Complete Your System
- PP Centrifugal Fan – Fixed-speed direct-drive fan for constant-demand applications
- PP/FRP Negative Pressure Fan – Belt-driven for negative pressure systems
- Wet Scrubber System – Complete exhaust treatment system
- PP Round Duct – Corrosion-resistant ductwork
FAQ
How much will I actually save with a VFD fan?
It depends entirely on your duty cycle. A fan running at 100% speed 24/7 saves nothing — the VFD itself consumes 2-3% of motor power as conversion losses. A fan running at an average 70% speed over a year saves approximately 65% (power ∝ speed³: 0.70³ = 0.34, or 34% of design power). A fan running at 60% speed saves roughly 78%. The key variable is your actual speed profile — if your system demand varies significantly (multi-zone VAV, batch processes, day/night setback), savings are large. If demand is constant, savings are minimal. Send us your operating profile and we’ll calculate expected savings before you buy.
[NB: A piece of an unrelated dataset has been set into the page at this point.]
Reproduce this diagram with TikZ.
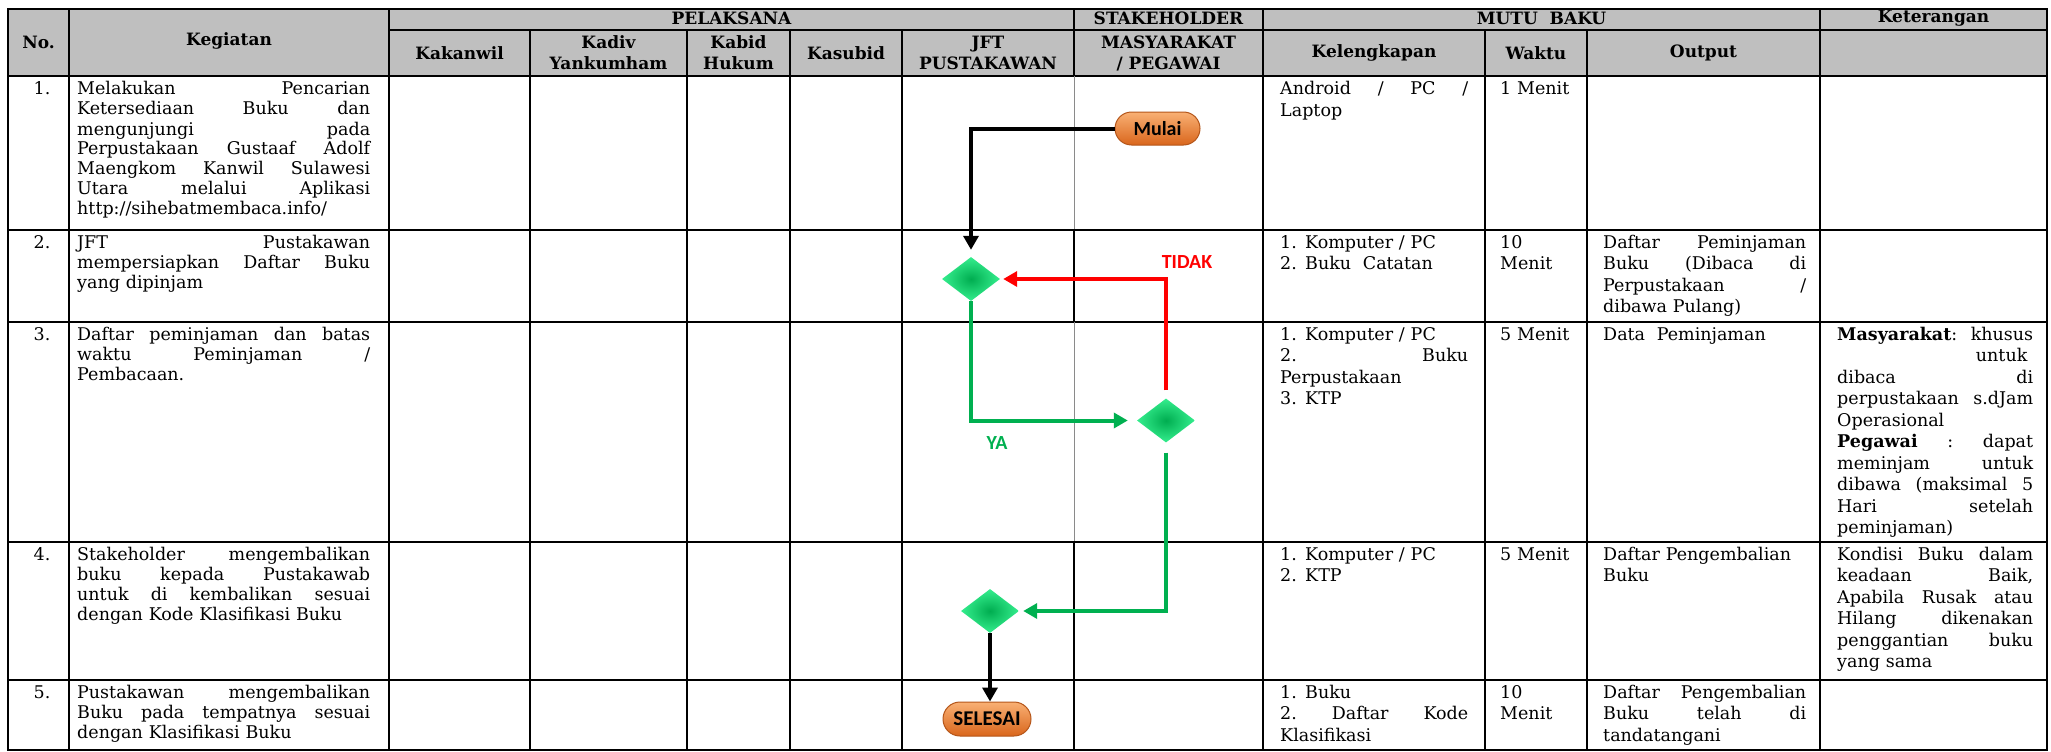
\documentclass[tikz,border=0pt]{standalone}
\usepackage{fontspec}
\setmainfont{DejaVu Serif}
\newfontfamily\flowfont{Carlito}
\usetikzlibrary{shapes.geometric,shapes.misc,arrows.meta}
\definecolor{hdrgray}{HTML}{BFBFBF}
\definecolor{flowgreen}{HTML}{00B050}
\definecolor{flowred}{HTML}{FF0000}
\definecolor{pilltop}{HTML}{F9B074}
\definecolor{pillbot}{HTML}{D9661C}
\definecolor{pillline}{HTML}{B5561A}
\definecolor{dmdin}{HTML}{00AD50}
\definecolor{dmdout}{HTML}{35EE8E}
\definecolor{thingray}{HTML}{8A8A8A}
\newcommand{\J}[1]{\makebox[\linewidth][s]{\spaceskip=0.3333em plus 1fil\xspaceskip=0.3333em plus 1fil\relax #1}}
\newcommand{\R}[1]{\makebox[\linewidth][r]{#1}}
\newcommand{\LN}[1]{\makebox[25pt][l]{#1}}
\begin{document}
\begin{tikzpicture}[x=1pt,y=-1pt,
  tbl/.style={line width=2.2pt,line cap=rect},
  thinl/.style={line width=0.9pt,draw=thingray},
  hdr/.style={font=\fontsize{17}{21}\selectfont\bfseries,align=center,inner sep=0pt},
  body/.style={font=\fontsize{17.5}{21.5}\selectfont,align=left,inner sep=0pt,anchor=base west},
  keg/.style={body,font=\fontsize{17.5}{20}\selectfont,text width=293pt},
  kel/.style={body,text width=188pt},
  wak/.style={body,text width=80pt},
  outp/.style={body,text width=203pt},
  ket/.style={body,text width=196pt},
  num/.style={font=\fontsize{17.5}{21}\selectfont,inner sep=0pt,anchor=base},
  pill/.style={rounded rectangle,draw=pillline,line width=1pt,top color=pilltop,bottom color=pillbot,inner sep=0pt,text=black,font=\flowfont\bfseries\fontsize{20}{20}\selectfont},
  dmd/.style={diamond,minimum width=58pt,minimum height=44pt,inner sep=0pt,shading=radial,inner color=dmdin,outer color=dmdout},
  flow/.style={line width=4pt,-{Triangle[length=14pt,width=15pt]}},
  lbl/.style={font=\flowfont\bfseries\fontsize{20}{20}\selectfont,inner sep=0pt}
]
\useasboundingbox (0,0) rectangle (2051,752);
\fill[white] (0,0) rectangle (2051,752);
\fill[hdrgray] (8,9) rectangle (2047,76);
% table lines
\foreach \y in {9,76,230,322,542,680,750} \draw[tbl] (8,\y) -- (2047,\y);
\draw[tbl] (389,30) -- (2047,30);
\foreach \x in {8,69,389,1263,1820,2047} \draw[tbl] (\x,9) -- (\x,750);
\foreach \x in {530,687,790,902,1485,1587} \draw[tbl] (\x,30) -- (\x,750);
\draw[tbl] (1074,9) -- (1074,76);
\draw[thinl] (1074,76) -- (1074,230);
\draw[tbl] (1074,230) -- (1074,322);
\draw[thinl] (1074,322) -- (1074,542);
\draw[tbl] (1074,542) -- (1074,750);
% header
\node[hdr] (hno) at (38.5,42) {No.};
\node[hdr] (hkeg) at (229,41) {Kegiatan};
\node[hdr] (hpel) at (731.5,18) {PELAKSANA};
\node[hdr] (hstk) at (1168.5,18) {STAKEHOLDER};
\node[hdr] (hmutu) at (1541.5,18) {MUTU\ \ BAKU};
\node[hdr] (hket) at (1933.5,18) {Keterangan};
\node[hdr] (hkak) at (459.5,53) {Kakanwil};
\node[hdr] (hkad) at (608.5,53) {Kadiv\\Yankumham};
\node[hdr] (hkab) at (738.5,53) {Kabid\\Hukum};
\node[hdr] (hkas) at (846,53) {Kasubid};
\node[hdr] (hjft) at (988,53) {JFT\\PUSTAKAWAN};
\node[hdr] (hmas) at (1168.5,53) {MASYARAKAT\\/ PEGAWAI};
\node[hdr] (hkel) at (1374,53) {Kelengkapan};
\node[hdr] (hwak) at (1536,53) {Waktu};
\node[hdr] (hout) at (1703.5,53) {Output};
% row 1
\node[num] (n1) at (42,95) {1.};
\node[keg] (k1) at (77,95) {\J{Melakukan Pencarian}\\\J{Ketersediaan Buku dan}\\\J{mengunjungi pada}\\\J{Perpustakaan Gustaaf Adolf}\\\J{Maengkom Kanwil Sulawesi}\\\J{Utara melalui Aplikasi}\\http://sihebatmembaca.info/};
\node[kel] (l1) at (1280,95) {\J{Android / PC /}\\Laptop};
\node[wak] (w1) at (1500,95) {1 Menit};
% row 2
\node[num] (n2) at (42,248) {2.};
\node[keg] (k2) at (77,248) {\J{JFT Pustakawan}\\\J{mempersiapkan Daftar Buku}\\yang dipinjam};
\node[kel] (l2) at (1280,248) {\LN{1.}Komputer / PC\\\LN{2.}Buku\ \ Catatan};
\node[wak] (w2) at (1500,248) {10\\Menit};
\node[outp] (o2) at (1603,248) {\J{Daftar Peminjaman}\\\J{Buku (Dibaca di}\\\J{Perpustakaan /}\\dibawa Pulang)};
% row 3
\node[num] (n3) at (42,340) {3.};
\node[keg] (k3) at (77,340) {\J{Daftar peminjaman dan batas}\\\J{waktu Peminjaman /}\\Pembacaan.};
\node[kel] (l3) at (1280,340) {\LN{1.}Komputer / PC\\\J{2. Buku}\\Perpustakaan\\\LN{3.}KTP};
\node[wak] (w3) at (1500,340) {5 Menit};
\node[outp] (o3) at (1603,340) {Data\ \ Peminjaman};
\node[ket] (t3) at (1837,340) {\J{\textbf{Masyarakat}: khusus}\\\R{untuk\ }\\\J{dibaca di}\\\J{perpustakaan s.dJam}\\Operasional\\\J{\textbf{Pegawai} : dapat}\\\J{meminjam untuk}\\\J{dibawa (maksimal 5}\\\J{Hari setelah}\\peminjaman)};
% row 4
\node[num] (n4) at (42,560) {4.};
\node[keg] (k4) at (77,560) {\J{Stakeholder mengembalikan}\\\J{buku kepada Pustakawab}\\\J{untuk di kembalikan sesuai}\\dengan Kode Klasifikasi Buku};
\node[kel] (l4) at (1280,560) {\LN{1.}Komputer / PC\\\LN{2.}KTP};
\node[wak] (w4) at (1500,560) {5 Menit};
\node[outp] (o4) at (1603,560) {Daftar Pengembalian\\Buku};
\node[ket] (t4) at (1837,560) {\J{Kondisi Buku dalam}\\\J{keadaan Baik,}\\\J{Apabila Rusak atau}\\\J{Hilang dikenakan}\\\J{penggantian buku}\\yang sama};
% row 5
\node[num] (n5) at (42,698) {5.};
\node[keg] (k5) at (77,698) {\J{Pustakawan mengembalikan}\\\J{Buku pada tempatnya sesuai}\\dengan Klasifikasi Buku};
\node[kel] (l5) at (1280,698) {\LN{1.}Buku\\\J{2. Daftar Kode}\\Klasifikasi};
\node[wak] (w5) at (1500,698) {10\\Menit};
\node[outp] (o5) at (1603,698) {\J{Daftar Pengembalian}\\\J{Buku telah di}\\tandatangani};
% flowchart
\node[pill,minimum width=85pt,minimum height=33pt] (mulai) at (1157.5,128.5) {Mulai};
\node[dmd] (d1) at (971,279) {};
\node[dmd] (d2) at (1166,420.5) {};
\node[dmd] (d3) at (990,611) {};
\node[pill,minimum width=88pt,minimum height=34pt,font=\flowfont\bfseries\fontsize{21}{21}\selectfont] (selesai) at (987,719) {SELESAI};
\draw[flow,shorten >=7pt] (mulai.west) -| (d1.north);
\draw[flow,flowred,shorten <=8pt,shorten >=3pt] (d2.north) |- (d1.east);
\draw[flow,flowgreen,shorten >=9pt] (d1.south) |- (d2.west);
\draw[flow,flowgreen,shorten <=10pt,shorten >=4pt] (d2.south) |- (d3.east);
\draw[flow] (d3.south) -- (d3.south |- selesai.north);
\node[lbl,text=flowred] (tidak) at (1187,262) {TIDAK};
\node[lbl,text=flowgreen] (ya) at (997,443) {YA};
\end{tikzpicture}
\end{document}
Permanent magnet or induction motor — which is better for a VFD fan?
Permanent magnet motors (PMSM) are superior for VFD fan applications for three reasons: they maintain high efficiency across the speed range (induction motor efficiency drops at low speed/load), they produce less rotor heat (no induced rotor currents), and they are more compact for the same power rating (higher power density). The trade-off is higher initial cost — permanent magnets (typically neodymium-iron-boron) are expensive. For fans running at high average speed and load, the efficiency advantage may not justify the cost premium. For fans with highly variable duty cycles, the PMSM’s partial-load efficiency advantage typically pays back within 2-3 years.
What happens if the VFD fails — does the fan stop?
Yes. A VFD fan has no bypass to line power — if the VFD fails, the fan stops. For critical exhaust applications where fan stoppage means process shutdown, we recommend either: a bypass contactor (allows direct-on-line operation at full speed if VFD fails — requires a separate enclosure and adds cost), or a redundant fan arrangement (two fans, each with its own VFD, either capable of handling the full load). The bypass approach maintains operation at full speed only. The redundant approach maintains full functionality including variable speed.